İnsan ve çevre sağlığını hiçe sayan bu çalışmalar telafisi mümkün olmayan yıkıcı etkilere neden oldu/oluyor. Yıkımlar sırasında gerekli önlemler (ki yönetmenlikte alınması gereken önlemler bellidir) alınmadığı için hava, toprak ve su zehirli kimyasallarla kirletilmiştir. Bu kirlilik nihayetinde insanlar ve diğer tüm canlılar için bir risk oluşturmaktadır. Bu güne kadar kirliliğin boyutuyla ilgili bazı ölçümler yapılmış olsa da yakın gelecekte yapılacak kapsamlı çalışmalar durumun ciddiyetini ortaya koyacaktır.
Deprem sonrası en büyük sıkıntıların başında barınma sorunu gelmektedir. Başta bir çadır bulmak bile çok zor oldu. İnsanlar kendi çabalarıyla sığınabilecekleri derme çatma yerler yaptılar. Kimi aylarca arabalarda kaldı. Kimi seralarda, barakalarda… Sonra çadır kentler oluşturuldu. Bunu konteyner kentler takip etti. Şimdi deprem konutları yapılıyor. Tüm bu süreçte sürekli eksiklikler, mağduriyetler oldu. Konteyner kentler ve çadır kentler belki “geçici yaşam alanları” olarak planlandı fakat bireysel ve toplumsal ihtiyaçları karşılamaktan uzaklar. Üstelik daha pek çok insanın konteyner ihtiyacı giderilebilmiş değil. İnsanlar sosyal canlılardır. Dip dibe konulan konteynerler, yeşil alanların ve toplanma alanlarının olmayışı ve daha pek çok eksiklik temel insani ihtiyaçların karşılanmasını olanaksız kılmaktadır. En azından bundan sonra planlanacak ve uygulanacak projeler tüm bu hassasiyetler düşünülerek yapılmalıdır. Çünkü bu alanlar daha uzun bir süre kullanılacak.
Gelelim “iyi niyet” mevzusuna. Devletin yetkili kurum ve kuruluşları, STK’lar, yerel yönetimler ve uluslararası kuruluşlar pek çok toplantı yaptılar.

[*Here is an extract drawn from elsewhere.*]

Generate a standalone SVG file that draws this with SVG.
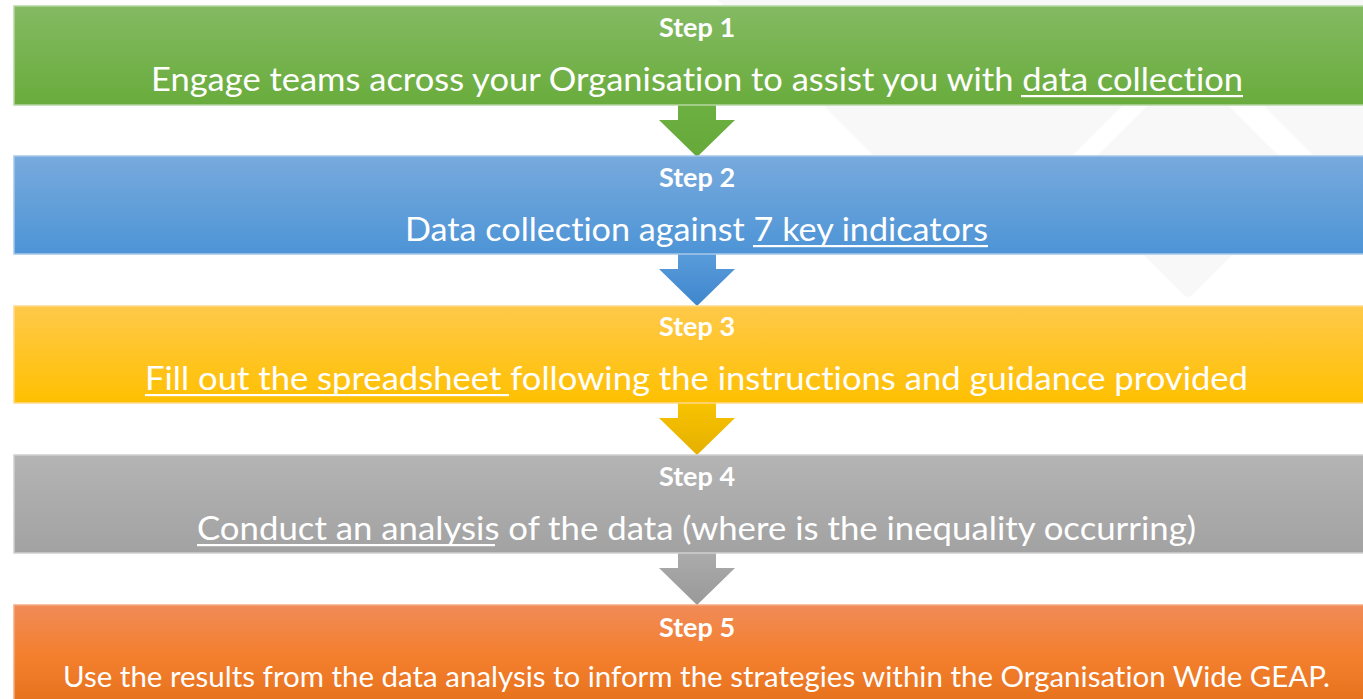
<svg xmlns="http://www.w3.org/2000/svg" width="1363" height="699" viewBox="0 0 1363 699">
  <defs>
    <linearGradient id="gGreen" x1="0" y1="0" x2="0" y2="1">
      <stop offset="0" stop-color="#84ba63"/>
      <stop offset="1" stop-color="#69ac3c"/>
    </linearGradient>
    <linearGradient id="gBlue" x1="0" y1="0" x2="0" y2="1">
      <stop offset="0" stop-color="#78aadd"/>
      <stop offset="1" stop-color="#4d94d6"/>
    </linearGradient>
    <linearGradient id="gGold" x1="0" y1="0" x2="0" y2="1">
      <stop offset="0" stop-color="#ffc94a"/>
      <stop offset="1" stop-color="#ffc000"/>
    </linearGradient>
    <linearGradient id="gGray" x1="0" y1="0" x2="0" y2="1">
      <stop offset="0" stop-color="#b4b4b4"/>
      <stop offset="1" stop-color="#a2a2a2"/>
    </linearGradient>
    <linearGradient id="gOrange" x1="0" y1="0" x2="0" y2="1">
      <stop offset="0" stop-color="#f08b58"/>
      <stop offset="0.5" stop-color="#f47f2e"/>
      <stop offset="1" stop-color="#e6711c"/>
    </linearGradient>
    <linearGradient id="aGreen" x1="0" y1="0" x2="0" y2="1">
      <stop offset="0" stop-color="#6db042"/>
      <stop offset="1" stop-color="#66a83a"/>
    </linearGradient>
    <linearGradient id="aBlue" x1="0" y1="0" x2="0" y2="1">
      <stop offset="0" stop-color="#5a9cdb"/>
      <stop offset="1" stop-color="#3f86cd"/>
    </linearGradient>
    <linearGradient id="aGold" x1="0" y1="0" x2="0" y2="1">
      <stop offset="0" stop-color="#f8c300"/>
      <stop offset="1" stop-color="#e5b000"/>
    </linearGradient>
    <linearGradient id="aGray" x1="0" y1="0" x2="0" y2="1">
      <stop offset="0" stop-color="#ababab"/>
      <stop offset="1" stop-color="#999999"/>
    </linearGradient>
    <!-- downward block arrow, local origin at top-centre of the shaft -->
    <path id="downArrow" d="M-19 0 H19 V15 H38 L0 52 L-38 15 H-19 Z"/>
  </defs>
  <style>
    .bar { stroke-width: 1.5; }
    text { font-variant-ligatures: none; }
    .step { font-family: Lato, "Open Sans", sans-serif; font-weight: bold; font-size: 27px; fill: #ffffff; text-anchor: middle; }
    .desc { font-family: Lato, "Open Sans", sans-serif; font-size: 33px; fill: #ffffff; }
    .desc.small { font-size: 28px; }
    .ul { fill: #ffffff; }
    .mark { fill: #f8f8f8; }
  </style>

  <rect width="1363" height="699" fill="#ffffff"/>

  <!-- faint diamond watermark behind the steps -->
  <g id="watermark">
    <polygon class="mark" points="718,0 1228,0 973,255"/>
    <polygon class="mark" points="1188,72 1298,182 1188,292 1078,182" stroke="#f8f8f8" stroke-width="10" stroke-linejoin="round"/>
    <polygon class="mark" points="1158,0 1400,0 1400,242"/>
  </g>

  <!-- connectors between the steps -->
  <g id="connectors">
    <use href="#downArrow" x="697" y="105" fill="url(#aGreen)"/>
    <use href="#downArrow" x="697" y="254" fill="url(#aBlue)"/>
    <use href="#downArrow" x="697" y="403" fill="url(#aGold)"/>
    <use href="#downArrow" x="697" y="553" fill="url(#aGray)"/>
  </g>

  <g id="step1">
    <rect class="bar" x="14" y="6" width="1360" height="99" fill="url(#gGreen)" stroke="#b6d6a2"/>
    <text class="step" x="697" y="37">Step 1</text>
    <text class="desc" x="151" y="91" textLength="1092" lengthAdjust="spacingAndGlyphs">Engage teams across your Organisation to assist you with data collection</text>
    <rect class="ul" x="1021" y="95" width="222" height="2.2"/>
  </g>

  <g id="step2">
    <rect class="bar" x="14" y="156" width="1360" height="98" fill="url(#gBlue)" stroke="#a7c8ea"/>
    <text class="step" x="697" y="187">Step 2</text>
    <text class="desc" x="405" y="241" textLength="583" lengthAdjust="spacingAndGlyphs">Data collection against 7 key indicators</text>
    <rect class="ul" x="753" y="245" width="235" height="2.2"/>
  </g>

  <g id="step3">
    <rect class="bar" x="14" y="306" width="1360" height="97" fill="url(#gGold)" stroke="#ffd98a"/>
    <text class="step" x="697" y="336">Step 3</text>
    <text class="desc" x="145" y="390" textLength="1103" lengthAdjust="spacingAndGlyphs">Fill out the spreadsheet following the instructions and guidance provided</text>
    <rect class="ul" x="145" y="394" width="364" height="2.2"/>
  </g>

  <g id="step4">
    <rect class="bar" x="14" y="455" width="1360" height="98" fill="url(#gGray)" stroke="#cfcfcf"/>
    <text class="step" x="697" y="486">Step 4</text>
    <text class="desc" x="197" y="540" textLength="999" lengthAdjust="spacingAndGlyphs">Conduct an analysis of the data (where is the inequality occurring)</text>
    <rect class="ul" x="197" y="544" width="298" height="2.2"/>
  </g>

  <g id="step5">
    <rect class="bar" x="14" y="605" width="1360" height="100" fill="url(#gOrange)" stroke="#f5aa80"/>
    <text class="step" x="697" y="637">Step 5</text>
    <text class="desc small" x="63" y="687" textLength="1267" lengthAdjust="spacingAndGlyphs">Use the results from the data analysis to inform the strategies within the Organisation Wide GEAP.</text>
  </g>
</svg>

Bu süreçte birçok oluşum kuruldu. Şehrin yeniden inşası, geçici barınma yerleri, yıkım işleri, molozların depolanması, sağlıklı gıdaya ve suya erişim, çocukların ve gençlerin eğitimi ve daha birçok konuda pek çok iyi niyetli plan ve iyi niyetli beyanlar yapıldı. Resmi talimatlar verildi. Fakat fiili durum maalesef çok iç açıcı değil. Şehrin her yerinde insanlar, başlarının çaresine bakabilmek amacıyla, herhangi bir ruhsat almadan, zemin etüdü yapmadan, denetim olmadan, binalarını (prefabrik, briket vd.) yaptı\yapıyor. Bu yapıların depreme dayanıklı olup olmadığı meçhul. Gecekondu şeklinde yapılan bu evlerle düzenli bir şehir yaratmak çok zor. Pek çok insan bu süreçte dolandırıldı. Yıkım işleri çoğu yerde özensiz bir şekilde devam ediyor. Moloz döküm sahalarında gerekli önlemler alınmadı. Barınma sıkıntısı sürüyor. Belirli bölgelerde temiz suya ve internete erişim sıkıntıları var. Daha pek çok çözülememiş sorun var.
Düzensiz ve denetimsiz bir şekilde yapılan bu uygulamaların, insan ve çevre sağlığı, doğa, tarım ve de kadim şehrimiz Hatay’ın yeniden inşası açısından geri dönüşü olmayan zararlar vereceği aşikardır. Bu nedenle “iyi niyetli” planların sıkı bir denetim altında, hiç vakit kaybedilmeden, “iyi uygulamalar” olarak hayata geçirilmesinin sağlanması son derece hayati öneme sahip. Bugün geç kaldık. Yarın daha da geç olacak.